### [TASK]
Set the listing down unchanged, minus every embedded image.

### [LISTED ENTRIES]
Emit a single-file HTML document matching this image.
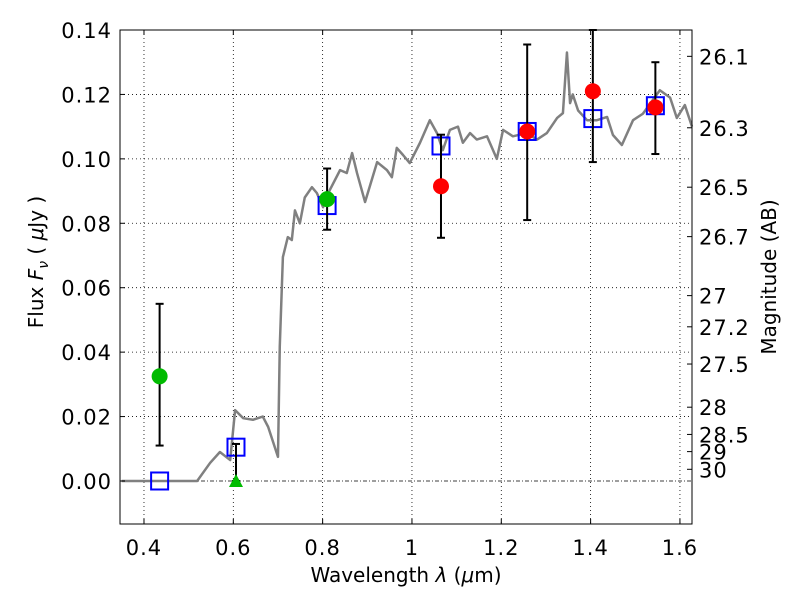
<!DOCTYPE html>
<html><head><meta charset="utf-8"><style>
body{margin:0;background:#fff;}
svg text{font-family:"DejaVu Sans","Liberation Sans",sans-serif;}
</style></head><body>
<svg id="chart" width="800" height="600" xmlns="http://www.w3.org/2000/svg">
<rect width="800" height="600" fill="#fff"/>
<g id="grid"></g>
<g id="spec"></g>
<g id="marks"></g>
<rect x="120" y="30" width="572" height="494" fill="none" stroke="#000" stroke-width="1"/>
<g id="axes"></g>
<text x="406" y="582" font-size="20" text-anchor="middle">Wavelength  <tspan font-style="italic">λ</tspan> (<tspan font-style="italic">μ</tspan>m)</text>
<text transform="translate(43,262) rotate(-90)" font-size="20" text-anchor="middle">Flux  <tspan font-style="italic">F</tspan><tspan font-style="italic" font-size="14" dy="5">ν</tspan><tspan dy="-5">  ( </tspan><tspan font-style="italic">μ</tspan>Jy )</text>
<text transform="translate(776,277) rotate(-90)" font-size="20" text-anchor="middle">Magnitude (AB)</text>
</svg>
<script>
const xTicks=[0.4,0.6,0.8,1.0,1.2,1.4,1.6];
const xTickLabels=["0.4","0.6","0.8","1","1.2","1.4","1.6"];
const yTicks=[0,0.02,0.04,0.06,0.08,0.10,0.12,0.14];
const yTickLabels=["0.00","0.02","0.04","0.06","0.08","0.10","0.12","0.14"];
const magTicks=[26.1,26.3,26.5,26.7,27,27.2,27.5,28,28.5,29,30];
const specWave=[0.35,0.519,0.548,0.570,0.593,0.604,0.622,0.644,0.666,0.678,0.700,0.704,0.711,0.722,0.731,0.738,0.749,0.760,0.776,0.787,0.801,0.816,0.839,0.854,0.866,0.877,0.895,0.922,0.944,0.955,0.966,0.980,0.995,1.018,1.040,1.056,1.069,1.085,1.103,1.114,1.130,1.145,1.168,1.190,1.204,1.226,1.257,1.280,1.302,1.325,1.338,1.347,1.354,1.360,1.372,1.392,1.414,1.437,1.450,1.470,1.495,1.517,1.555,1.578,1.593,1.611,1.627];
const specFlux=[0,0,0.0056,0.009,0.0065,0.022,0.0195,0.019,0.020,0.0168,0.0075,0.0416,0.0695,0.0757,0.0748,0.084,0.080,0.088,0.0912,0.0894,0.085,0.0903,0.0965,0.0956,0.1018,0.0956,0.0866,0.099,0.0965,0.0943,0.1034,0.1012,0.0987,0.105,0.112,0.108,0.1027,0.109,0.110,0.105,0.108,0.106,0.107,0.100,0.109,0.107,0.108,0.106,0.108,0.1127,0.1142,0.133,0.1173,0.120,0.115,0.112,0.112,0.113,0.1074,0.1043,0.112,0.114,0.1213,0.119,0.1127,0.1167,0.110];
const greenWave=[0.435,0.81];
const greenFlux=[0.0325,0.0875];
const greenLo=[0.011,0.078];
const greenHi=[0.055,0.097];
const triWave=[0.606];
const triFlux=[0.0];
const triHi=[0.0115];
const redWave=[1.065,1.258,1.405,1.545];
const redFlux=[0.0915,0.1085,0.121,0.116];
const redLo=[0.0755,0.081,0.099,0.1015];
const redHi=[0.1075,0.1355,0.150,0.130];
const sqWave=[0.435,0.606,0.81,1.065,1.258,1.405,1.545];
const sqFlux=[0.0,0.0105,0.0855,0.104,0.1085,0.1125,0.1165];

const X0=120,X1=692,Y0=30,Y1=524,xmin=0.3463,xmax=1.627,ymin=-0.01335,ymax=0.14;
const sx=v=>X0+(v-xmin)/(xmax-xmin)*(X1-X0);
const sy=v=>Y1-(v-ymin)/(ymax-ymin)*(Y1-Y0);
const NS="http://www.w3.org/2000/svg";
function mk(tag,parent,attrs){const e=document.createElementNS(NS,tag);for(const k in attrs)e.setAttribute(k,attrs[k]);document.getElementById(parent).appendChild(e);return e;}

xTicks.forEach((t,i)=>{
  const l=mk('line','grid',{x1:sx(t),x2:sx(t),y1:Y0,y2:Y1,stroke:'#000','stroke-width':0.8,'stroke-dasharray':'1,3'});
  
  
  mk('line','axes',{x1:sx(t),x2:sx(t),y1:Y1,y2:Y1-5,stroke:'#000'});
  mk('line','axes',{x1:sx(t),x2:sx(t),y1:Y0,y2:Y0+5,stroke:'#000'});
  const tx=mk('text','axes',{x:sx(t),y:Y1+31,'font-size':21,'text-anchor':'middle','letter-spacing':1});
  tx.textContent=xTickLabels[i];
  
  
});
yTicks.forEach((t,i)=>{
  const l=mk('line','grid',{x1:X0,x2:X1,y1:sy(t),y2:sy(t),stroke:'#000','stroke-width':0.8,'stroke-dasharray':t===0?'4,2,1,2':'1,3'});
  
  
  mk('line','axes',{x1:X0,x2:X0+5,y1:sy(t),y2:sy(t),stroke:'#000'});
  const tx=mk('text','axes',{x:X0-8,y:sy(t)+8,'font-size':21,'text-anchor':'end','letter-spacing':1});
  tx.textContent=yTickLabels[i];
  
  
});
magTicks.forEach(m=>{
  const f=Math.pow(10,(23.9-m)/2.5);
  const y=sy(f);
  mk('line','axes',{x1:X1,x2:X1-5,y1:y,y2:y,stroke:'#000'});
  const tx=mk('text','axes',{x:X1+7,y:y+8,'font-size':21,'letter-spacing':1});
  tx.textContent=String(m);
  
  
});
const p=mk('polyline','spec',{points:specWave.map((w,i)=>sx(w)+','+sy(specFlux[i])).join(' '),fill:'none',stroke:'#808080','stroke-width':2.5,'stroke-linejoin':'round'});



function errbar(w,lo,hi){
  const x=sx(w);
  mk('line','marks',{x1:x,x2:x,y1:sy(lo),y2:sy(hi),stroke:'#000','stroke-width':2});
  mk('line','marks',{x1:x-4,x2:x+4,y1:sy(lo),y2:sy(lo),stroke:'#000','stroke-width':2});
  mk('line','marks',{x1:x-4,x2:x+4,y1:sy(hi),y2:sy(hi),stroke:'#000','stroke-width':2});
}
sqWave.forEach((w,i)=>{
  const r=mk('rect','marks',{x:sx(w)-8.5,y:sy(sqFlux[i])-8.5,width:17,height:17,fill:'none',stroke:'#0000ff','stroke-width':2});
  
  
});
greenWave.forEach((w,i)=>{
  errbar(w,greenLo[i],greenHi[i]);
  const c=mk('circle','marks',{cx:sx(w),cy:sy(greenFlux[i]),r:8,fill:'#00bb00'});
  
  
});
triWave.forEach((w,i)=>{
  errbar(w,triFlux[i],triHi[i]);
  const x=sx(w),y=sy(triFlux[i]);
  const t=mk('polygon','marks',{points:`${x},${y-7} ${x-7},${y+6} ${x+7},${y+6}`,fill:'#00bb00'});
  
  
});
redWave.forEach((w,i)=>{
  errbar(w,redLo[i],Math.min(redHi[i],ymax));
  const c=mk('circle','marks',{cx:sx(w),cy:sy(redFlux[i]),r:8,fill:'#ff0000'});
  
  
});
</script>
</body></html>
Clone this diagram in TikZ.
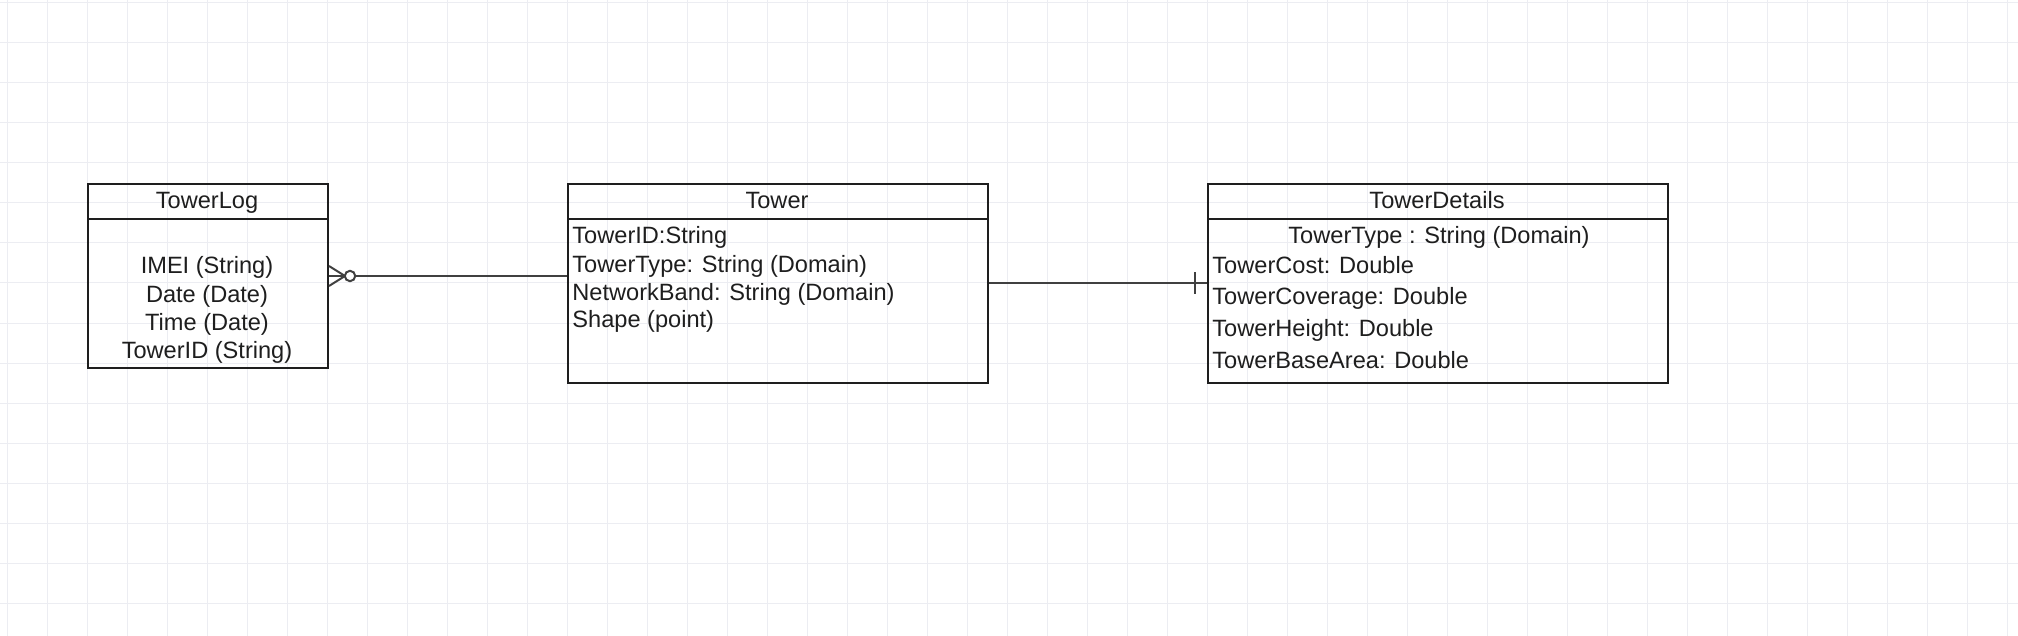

### [SOLUTION FOR THIS EXERCISE]
Emit a single-file HTML document matching this image.
<!DOCTYPE html>
<html><head><meta charset="utf-8"><style>
body{margin:0;background:#fff;}
svg text{font-family:"DejaVu Sans","Liberation Sans",sans-serif;}
</style></head><body>
<svg id="chart" width="800" height="600" xmlns="http://www.w3.org/2000/svg">
<rect width="800" height="600" fill="#fff"/>
<g id="grid"></g>
<g id="spec"></g>
<g id="marks"></g>
<rect x="120" y="30" width="572" height="494" fill="none" stroke="#000" stroke-width="1"/>
<g id="axes"></g>
<text x="406" y="582" font-size="20" text-anchor="middle">Wavelength  <tspan font-style="italic">λ</tspan> (<tspan font-style="italic">μ</tspan>m)</text>
<text transform="translate(43,262) rotate(-90)" font-size="20" text-anchor="middle">Flux  <tspan font-style="italic">F</tspan><tspan font-style="italic" font-size="14" dy="5">ν</tspan><tspan dy="-5">  ( </tspan><tspan font-style="italic">μ</tspan>Jy )</text>
<text transform="translate(776,277) rotate(-90)" font-size="20" text-anchor="middle">Magnitude (AB)</text>
</svg>
<script>
const xTicks=[0.4,0.6,0.8,1.0,1.2,1.4,1.6];
const xTickLabels=["0.4","0.6","0.8","1","1.2","1.4","1.6"];
const yTicks=[0,0.02,0.04,0.06,0.08,0.10,0.12,0.14];
const yTickLabels=["0.00","0.02","0.04","0.06","0.08","0.10","0.12","0.14"];
const magTicks=[26.1,26.3,26.5,26.7,27,27.2,27.5,28,28.5,29,30];
const specWave=[0.35,0.519,0.548,0.570,0.593,0.604,0.622,0.644,0.666,0.678,0.700,0.704,0.711,0.722,0.731,0.738,0.749,0.760,0.776,0.787,0.801,0.816,0.839,0.854,0.866,0.877,0.895,0.922,0.944,0.955,0.966,0.980,0.995,1.018,1.040,1.056,1.069,1.085,1.103,1.114,1.130,1.145,1.168,1.190,1.204,1.226,1.257,1.280,1.302,1.325,1.338,1.347,1.354,1.360,1.372,1.392,1.414,1.437,1.450,1.470,1.495,1.517,1.555,1.578,1.593,1.611,1.627];
const specFlux=[0,0,0.0056,0.009,0.0065,0.022,0.0195,0.019,0.020,0.0168,0.0075,0.0416,0.0695,0.0757,0.0748,0.084,0.080,0.088,0.0912,0.0894,0.085,0.0903,0.0965,0.0956,0.1018,0.0956,0.0866,0.099,0.0965,0.0943,0.1034,0.1012,0.0987,0.105,0.112,0.108,0.1027,0.109,0.110,0.105,0.108,0.106,0.107,0.100,0.109,0.107,0.108,0.106,0.108,0.1127,0.1142,0.133,0.1173,0.120,0.115,0.112,0.112,0.113,0.1074,0.1043,0.112,0.114,0.1213,0.119,0.1127,0.1167,0.110];
const greenWave=[0.435,0.81];
const greenFlux=[0.0325,0.0875];
const greenLo=[0.011,0.078];
const greenHi=[0.055,0.097];
const triWave=[0.606];
const triFlux=[0.0];
const triHi=[0.0115];
const redWave=[1.065,1.258,1.405,1.545];
const redFlux=[0.0915,0.1085,0.121,0.116];
const redLo=[0.0755,0.081,0.099,0.1015];
const redHi=[0.1075,0.1355,0.150,0.130];
const sqWave=[0.435,0.606,0.81,1.065,1.258,1.405,1.545];
const sqFlux=[0.0,0.0105,0.0855,0.104,0.1085,0.1125,0.1165];

const X0=120,X1=692,Y0=30,Y1=524,xmin=0.3463,xmax=1.627,ymin=-0.01335,ymax=0.14;
const sx=v=>X0+(v-xmin)/(xmax-xmin)*(X1-X0);
const sy=v=>Y1-(v-ymin)/(ymax-ymin)*(Y1-Y0);
const NS="http://www.w3.org/2000/svg";
function mk(tag,parent,attrs){const e=document.createElementNS(NS,tag);for(const k in attrs)e.setAttribute(k,attrs[k]);document.getElementById(parent).appendChild(e);return e;}

xTicks.forEach((t,i)=>{
  const l=mk('line','grid',{x1:sx(t),x2:sx(t),y1:Y0,y2:Y1,stroke:'#000','stroke-width':0.8,'stroke-dasharray':'1,3'});
  
  
  mk('line','axes',{x1:sx(t),x2:sx(t),y1:Y1,y2:Y1-5,stroke:'#000'});
  mk('line','axes',{x1:sx(t),x2:sx(t),y1:Y0,y2:Y0+5,stroke:'#000'});
  const tx=mk('text','axes',{x:sx(t),y:Y1+31,'font-size':21,'text-anchor':'middle','letter-spacing':1});
  tx.textContent=xTickLabels[i];
  
  
});
yTicks.forEach((t,i)=>{
  const l=mk('line','grid',{x1:X0,x2:X1,y1:sy(t),y2:sy(t),stroke:'#000','stroke-width':0.8,'stroke-dasharray':t===0?'4,2,1,2':'1,3'});
  
  
  mk('line','axes',{x1:X0,x2:X0+5,y1:sy(t),y2:sy(t),stroke:'#000'});
  const tx=mk('text','axes',{x:X0-8,y:sy(t)+8,'font-size':21,'text-anchor':'end','letter-spacing':1});
  tx.textContent=yTickLabels[i];
  
  
});
magTicks.forEach(m=>{
  const f=Math.pow(10,(23.9-m)/2.5);
  const y=sy(f);
  mk('line','axes',{x1:X1,x2:X1-5,y1:y,y2:y,stroke:'#000'});
  const tx=mk('text','axes',{x:X1+7,y:y+8,'font-size':21,'letter-spacing':1});
  tx.textContent=String(m);
  
  
});
const p=mk('polyline','spec',{points:specWave.map((w,i)=>sx(w)+','+sy(specFlux[i])).join(' '),fill:'none',stroke:'#808080','stroke-width':2.5,'stroke-linejoin':'round'});



function errbar(w,lo,hi){
  const x=sx(w);
  mk('line','marks',{x1:x,x2:x,y1:sy(lo),y2:sy(hi),stroke:'#000','stroke-width':2});
  mk('line','marks',{x1:x-4,x2:x+4,y1:sy(lo),y2:sy(lo),stroke:'#000','stroke-width':2});
  mk('line','marks',{x1:x-4,x2:x+4,y1:sy(hi),y2:sy(hi),stroke:'#000','stroke-width':2});
}
sqWave.forEach((w,i)=>{
  const r=mk('rect','marks',{x:sx(w)-8.5,y:sy(sqFlux[i])-8.5,width:17,height:17,fill:'none',stroke:'#0000ff','stroke-width':2});
  
  
});
greenWave.forEach((w,i)=>{
  errbar(w,greenLo[i],greenHi[i]);
  const c=mk('circle','marks',{cx:sx(w),cy:sy(greenFlux[i]),r:8,fill:'#00bb00'});
  
  
});
triWave.forEach((w,i)=>{
  errbar(w,triFlux[i],triHi[i]);
  const x=sx(w),y=sy(triFlux[i]);
  const t=mk('polygon','marks',{points:`${x},${y-7} ${x-7},${y+6} ${x+7},${y+6}`,fill:'#00bb00'});
  
  
});
redWave.forEach((w,i)=>{
  errbar(w,redLo[i],Math.min(redHi[i],ymax));
  const c=mk('circle','marks',{cx:sx(w),cy:sy(redFlux[i]),r:8,fill:'#ff0000'});
  
  
});
</script>
</body></html>
Clone this diagram in TikZ.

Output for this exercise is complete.